Thursday, June 26, 2014

'Way, 'way back when we were really young, the parents of three very young children, he was already in the habit of wearing hats when the occasion warranted. Not just toques for a Canadian winter, but wool fedoras with some dash to them, with an overcoat of wool and good cut, even when we barely managed to pay all our bills on a modest salary, when the first mortgage monthly on our modest little bungalow was $40, and the second mortgage far less. And we still struggled to pay the weekly dairy costs for milk, eggs and cheese delivered by the dairy itself and deposited each morning in response to a note left by me in the little doored cubby built into the side of the house at the side door.

I can recall his going to a haberdashery that was located in a small shop downtown many years ago to acquire one of his later cotton-mode fedoras. It would take many years of constant use but they would inevitably wear out and have to be replaced. The last such hat I can recall him acquiring was at Lake Placid in a shop that seemed to stock just about anything, yet geared to the tourist trade, when we had gone there for some hiking in the Adirondacks one spring. There was one other he bought, at a second-hand shop, a leather hat made in Australia, weatherproofed and used on many occasions, but a tad too large.

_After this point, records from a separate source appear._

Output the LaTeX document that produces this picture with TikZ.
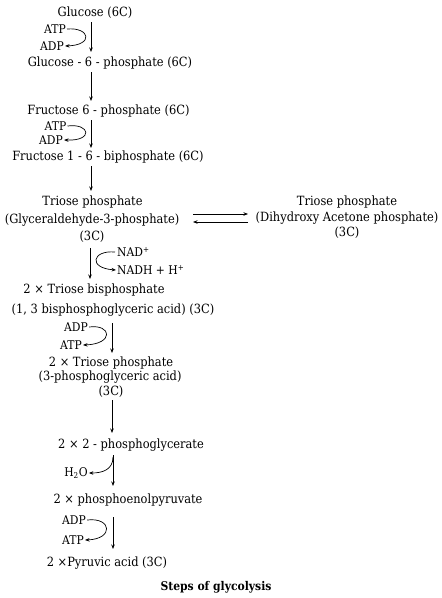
\documentclass[tikz,border=0pt]{standalone}
\usepackage{fontspec}
\setmainfont{DejaVu Serif Condensed}
\usetikzlibrary{arrows.meta}
\begin{document}
\begin{tikzpicture}[x=1pt,y=-1pt,
  lbl/.style={inner sep=0pt,font=\fontsize{12.7}{14}\selectfont},
  sm/.style={inner sep=0pt,font=\fontsize{12}{14}\selectfont},
  arr/.style={-{Stealth[length=4.5pt,width=3.5pt]},line width=0.7pt},
  carr/.style={-{Stealth[length=4.5pt,width=3.5pt]},line width=0.7pt}]
\useasboundingbox (0,0) rectangle (442,598);
% main chain
\node[lbl] (g) at (95,13) {Glucose (6C)};
\node[lbl] (g6p) at (110,63) {Glucose - 6 - phosphate (6C)};
\node[lbl] (f6p) at (108.5,111) {Fructose 6 - phosphate (6C)};
\node[lbl] (fbp) at (108,157) {Fructose 1 - 6 - biphosphate (6C)};
\node[lbl] (tp1) at (92.5,202) {Triose phosphate};
\node[lbl] (gap) at (92,220) {(Glyceraldehyde-3-phosphate)};
\node[lbl] (gc) at (92,237) {(3C)};
\node[lbl] (tp2) at (347,202) {Triose phosphate};
\node[lbl] (dhap) at (347,218) {(Dihydroxy Acetone phosphate)};
\node[lbl] (dc) at (347,233) {(3C)};
\node[lbl] (tbp) at (94,290) {2 × Triose bisphosphate};
\node[lbl] (bpg) at (113,310) {(1, 3 bisphosphoglyceric acid) (3C)};
\node[lbl] (tp3) at (111,363) {2 × Triose phosphate};
\node[lbl] (pga) at (110,377) {(3-phosphoglyceric acid)};
\node[lbl] (pc) at (111,392) {(3C)};
\node[lbl] (pg2) at (131,445) {2 × 2 - phosphoglycerate};
\node[lbl] (pep) at (128,500) {2 × phosphoenolpyruvate};
\node[lbl] (pyr) at (107,563) {2 ×Pyruvic acid (3C)};
\node[inner sep=0pt,font=\fontsize{12}{14}\selectfont\bfseries] (title) at (216,587) {Steps of glycolysis};
% side labels
\node[sm] (atp1) at (55,29) {ATP};
\node[sm] (adp1) at (52,46) {ADP};
\node[sm] (atp2) at (55.5,126) {ATP};
\node[sm] (adp2) at (51,140) {ADP};
\node[sm,anchor=west] (nad) at (117,252) {NAD\textsuperscript{+}};
\node[sm,anchor=west] (nadh) at (117,270) {NADH + H\textsuperscript{+}};
\node[sm] (adp3) at (76,327) {ADP};
\node[sm] (atp3) at (71,345) {ATP};
\node[sm] (h2o) at (76,473) {H\textsubscript{2}O};
\node[sm] (adp4) at (74,520) {ADP};
\node[sm] (atp4) at (73,540) {ATP};
% coordinates for shafts
\coordinate (s1a) at (91,22); \coordinate (s1b) at (91,52);
\coordinate (s2a) at (91,72); \coordinate (s2b) at (91,101);
\coordinate (s3a) at (91,120); \coordinate (s3b) at (91,148);
\coordinate (s4a) at (91,166); \coordinate (s4b) at (91,191);
\coordinate (s5a) at (90,248); \coordinate (s5b) at (90,279);
\coordinate (s6a) at (112,323); \coordinate (s6b) at (112,353);
\coordinate (s7a) at (112,400); \coordinate (s7b) at (112,433);
\coordinate (s8a) at (113,455); \coordinate (s8b) at (113,486);
\coordinate (s9a) at (113,517); \coordinate (s9b) at (113,549);
\draw[arr] (s1a) -- (s1b);
\draw[arr] (s2a) -- (s2b);
\draw[arr] (s3a) -- (s3b);
\draw[arr] (s4a) -- (s4b);
\draw[arr] (s5a) -- (s5b);
\draw[arr] (s6a) -- (s6b);
\draw[arr] (s7a) -- (s7b);
\draw[arr] (s8a) -- (s8b);
\draw[arr] (s9a) -- (s9b);
% equilibrium
\coordinate (e1a) at (193,214); \coordinate (e1b) at (248,214);
\coordinate (e2a) at (248,222); \coordinate (e2b) at (193,222);
\draw[arr] (e1a) -- (e1b);
\draw[arr] (e2a) -- (e2b);
% curved side arrows
\draw[carr] ([xshift=1pt]atp1.east) .. controls (90,27) and (94,45) .. ([xshift=1pt]adp1.east);
\draw[carr] ([xshift=1pt]atp2.east) .. controls (90,123) and (94,141) .. ([xshift=1pt]adp2.east);
\draw[carr] ([xshift=-2pt]nad.west) .. controls (92,250) and (88,268) .. ([xshift=-1pt]nadh.west);
\draw[carr] ([xshift=1pt]adp3.east) .. controls (112,324) and (114,344) .. ([xshift=1pt]atp3.east);
\draw[carr] (113,457) .. controls (113,470) and (102,473) .. ([xshift=1pt]h2o.east);
\draw[carr] ([xshift=1pt]adp4.east) .. controls (112,517) and (114,539) .. ([xshift=1pt]atp4.east);
\end{tikzpicture}
\end{document}
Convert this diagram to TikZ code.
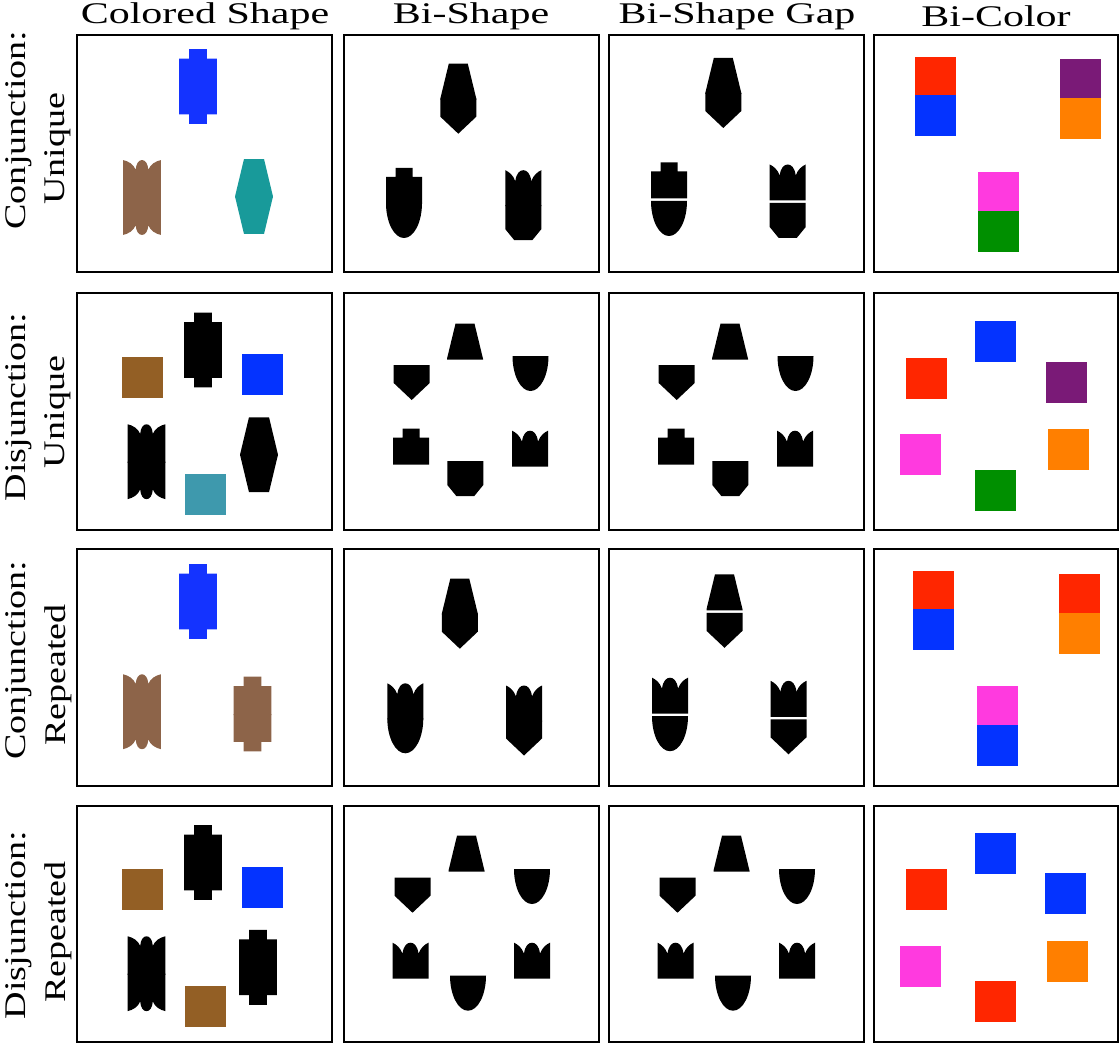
\documentclass[tikz,border=0pt]{standalone}
\usepackage{fontspec}
\setmainfont{Liberation Serif}
\definecolor{cblue}{HTML}{1433FF}
\definecolor{cbrown}{HTML}{8D6449}
\definecolor{cteal}{HTML}{189A9A}
\definecolor{sbrown}{HTML}{935F25}
\definecolor{steal}{HTML}{3E99AD}
\definecolor{bred}{HTML}{FF2600}
\definecolor{bblue}{HTML}{0433FF}
\definecolor{bpurple}{HTML}{7A1A77}
\definecolor{borange}{HTML}{FF7F00}
\definecolor{bpink}{HTML}{FF3ADF}
\definecolor{bgreen}{HTML}{008F00}
\newcommand{\hsx}[1]{\scalebox{1.4}[1]{#1}}
\newcommand{\rsx}[1]{\scalebox{1.27}[1]{#1}}
\tikzset{
 frame/.style={draw=black, line width=1.6pt},
 hdr/.style={font=\fontsize{30}{36}\selectfont, inner sep=0pt},
 rowlab/.style={font=\fontsize{30}{35}\selectfont, rotate=90, inner sep=0pt},
 notchT/.pic={\fill (-18,1) -- (-18,-26) -- (-8.5,-26) -- (-8.5,-35) -- (8.5,-35) -- (8.5,-26) -- (18,-26) -- (18,1) -- cycle;},
 notchB/.pic={\fill (-18,0) -- (-18,26) -- (-8.5,26) -- (-8.5,35) -- (8.5,35) -- (8.5,26) -- (18,26) -- (18,0) -- cycle;},
 trapT/.pic={\fill (-18,1) -- (-18,0) -- (-9.5,-35) -- (9.5,-35) -- (18,0) -- (18,1) -- cycle;},
 trapB/.pic={\fill (-18,0) -- (-9.5,35) -- (9.5,35) -- (18,0) -- cycle;},
 crownT/.pic={\fill (-18,1) -- (-18,-35) .. controls (-14.5,-33.5) and (-10,-30) .. (-8,-24) .. controls (-7,-32) and (-3.5,-35) .. (0,-35) .. controls (3.5,-35) and (7,-32) .. (8,-24) .. controls (10,-30) and (14.5,-33.5) .. (18,-35) -- (18,1) -- cycle;},
 scalT/.pic={\fill (-18,1) -- (-18,-35) .. controls (-13,-34) and (-8,-31) .. (-6,-26) .. controls (-5.5,-32) and (-3,-35) .. (0,-35) .. controls (3,-35) and (5.5,-32) .. (6,-26) .. controls (8,-31) and (13,-34) .. (18,-35) -- (18,1) -- cycle;},
 scalB/.pic={\fill (-18,0) -- (-18,35) .. controls (-13,34) and (-8,31) .. (-6,26) .. controls (-5.5,32) and (-3,35) .. (0,35) .. controls (3,35) and (5.5,32) .. (6,26) .. controls (8,31) and (13,34) .. (18,35) -- (18,0) -- cycle;},
 ellB/.pic={\fill (-18,0) arc[start angle=180,end angle=0,x radius=18,y radius=35] -- cycle;},
 chevB/.pic={\fill (-18,0) -- (-18,18) -- (0,35) -- (18,18) -- (18,0) -- cycle;},
 chamB/.pic={\fill (-18,0) -- (-18,24) -- (-9,35) -- (9,35) -- (18,24) -- (18,0) -- cycle;},
 big/.style={xscale=1.055, yscale=1.07}
}
\newcommand{\sq}[3]{\fill[#3] (#1,#2) rectangle ++(41,41);}
\newcommand{\both}[4]{\pic at (#1,#2) {#3}; \pic at (#1,#2) {#4};}
\newcommand{\gapped}[4]{\pic at (#1,#2-2) {#3}; \pic at (#1,#2+1.5) {#4};}
\newcommand{\cshape}[4]{\pic[big,color=#4] at (#1,#2) {#3T}; \pic[big,color=#4] at (#1,#2) {#3B};}
\begin{document}
\begin{tikzpicture}[x=1pt,y=-1pt]
\useasboundingbox (0,0) rectangle (1120,1043);
% headers
\node[hdr] (h1) at (205,16) {\hsx{Colored Shape}};
\node[hdr] (h2) at (471,16) {\hsx{Bi-Shape}};
\node[hdr] (h3) at (737,16) {\hsx{Bi-Shape Gap}};
\node[hdr] (h4) at (996,16) {\hsx{Bi-Color}};
% row labels
\node[rowlab] (r1a) at (19,130) {\rsx{Conjunction:}};
\node[rowlab] (r1b) at (58,148.5) {\rsx{Unique}};
\node[rowlab] (r2a) at (19,407) {\rsx{Disjunction:}};
\node[rowlab] (r2b) at (58,412) {\rsx{Unique}};
\node[rowlab] (r3a) at (19,660) {\rsx{Conjunction:}};
\node[rowlab] (r3b) at (58,675) {\rsx{Repeated}};
\node[rowlab] (r4a) at (19,925) {\rsx{Disjunction:}};
\node[rowlab] (r4b) at (58,932) {\rsx{Repeated}};
% frames
\foreach \xa/\xb in {77/332, 344/599, 609/864, 874/1118}{
  \foreach \ya/\yb in {35/272, 293/530, 549/786, 806/1042}{
    \draw[frame] (\xa,\ya) rectangle (\xb,\yb);
  }
}
% ---------- Row 1 ----------
\cshape{198}{86.5}{notch}{cblue}
\cshape{142}{197.5}{scal}{cbrown}
\cshape{254}{196.5}{trap}{cteal}
\both{458.3}{98.7}{trapT}{chevB}
\both{404}{203}{notchT}{ellB}
\both{523.3}{205.2}{crownT}{chamB}
\both{723.3}{93}{trapT}{chevB}
\gapped{669}{199.5}{notchT}{ellB}
\gapped{787.7}{201.5}{crownT}{chamB}
\sq{915}{57}{bred}\sq{915}{95}{bblue}
\sq{1060}{59}{bpurple}\sq{1060}{98}{borange}
\sq{978}{172}{bpink}\sq{978}{211}{bgreen}
% ---------- Row 2 ----------
\sq{122}{357}{sbrown}
\cshape{203}{350}{notch}{black}
\sq{242}{354}{bblue}
\cshape{146.5}{461.7}{scal}{black}
\sq{185}{474}{steal}
\cshape{259}{454.7}{trap}{black}
\foreach \dx in {0,265}{
  \pic at (465+\dx,358.7) {trapT};
  \pic at (411.7+\dx,365) {chevB};
  \pic at (530.5+\dx,356) {ellB};
  \pic at (411.2+\dx,463.7) {notchT};
  \pic at (465.3+\dx,461) {chamB};
  \pic at (530+\dx,465.7) {crownT};
}
\sq{975}{321}{bblue}
\sq{906}{358}{bred}
\sq{1046}{362}{bpurple}
\sq{900}{434}{bpink}
\sq{1048}{429}{borange}
\sq{975}{470}{bgreen}
% ---------- Row 3 ----------
\cshape{198}{601.5}{notch}{cblue}
\cshape{142}{711.7}{scal}{cbrown}
\cshape{252.5}{714}{notch}{cbrown}
\both{459.8}{613.7}{trapT}{chevB}
\both{405.3}{718.3}{crownT}{ellB}
\both{524}{720.5}{crownT}{chevB}
\gapped{724.5}{611.3}{trapT}{chevB}
\gapped{670}{714.7}{crownT}{ellB}
\gapped{788.5}{717.8}{crownT}{chevB}
\sq{913}{571}{bred}\sq{913}{609}{bblue}
\sq{1059}{574}{bred}\sq{1059}{613}{borange}
\sq{977}{686}{bpink}\sq{977}{725}{bblue}
% ---------- Row 4 ----------
\sq{122}{869}{sbrown}
\cshape{203}{862.5}{notch}{black}
\sq{242}{867}{bblue}
\cshape{146.5}{973.7}{scal}{black}
\sq{185}{986}{sbrown}
\cshape{258}{967.3}{notch}{black}
\foreach \dx in {0,265}{
  \pic at (466.5+\dx,870.7) {trapT};
  \pic at (412.5+\dx,877.7) {chevB};
  \pic at (532+\dx,869) {ellB};
  \pic at (410.5+\dx,977.7) {crownT};
  \pic at (468+\dx,975.7) {ellB};
  \pic at (532+\dx,977.7) {crownT};
}
\sq{975}{833}{bblue}
\sq{906}{869}{bred}
\sq{1045}{873}{bblue}
\sq{900}{946}{bpink}
\sq{1047}{941}{borange}
\sq{975}{981}{bred}
\end{tikzpicture}
\end{document}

Currently he was faced with a dilemma. Where to go to replace his tired, torn and worn old hats. We thought hieing ourselves down to Byward Market seemed a good bet, at Irving Rivers' famous store. Sure, there were hats aplenty, even bowlers and top hats but of the fedoras there were several, though made of felt, not cotton. In any event, as happens so often when he looks for a hat and there are some to be had, there's one size only. It's large and nothing else, while he takes a small; he has a neat cranium to house his big brain.


Finally, I urged upon him a trip to a nearby shop we'd never before been to. It's called the Apple Saddlery. A strange, warehouse-appearing place located off the beaten track as it were, with its parking lot an old-style gravel and dirt affair.  In its vast interior we discovered rows and rows of hats of every description and among them hats that appealed to my husband's sense of utility and style; above all in various sizes, so he was able to find three hats of different types to fit him.

And we came away satisfied customers.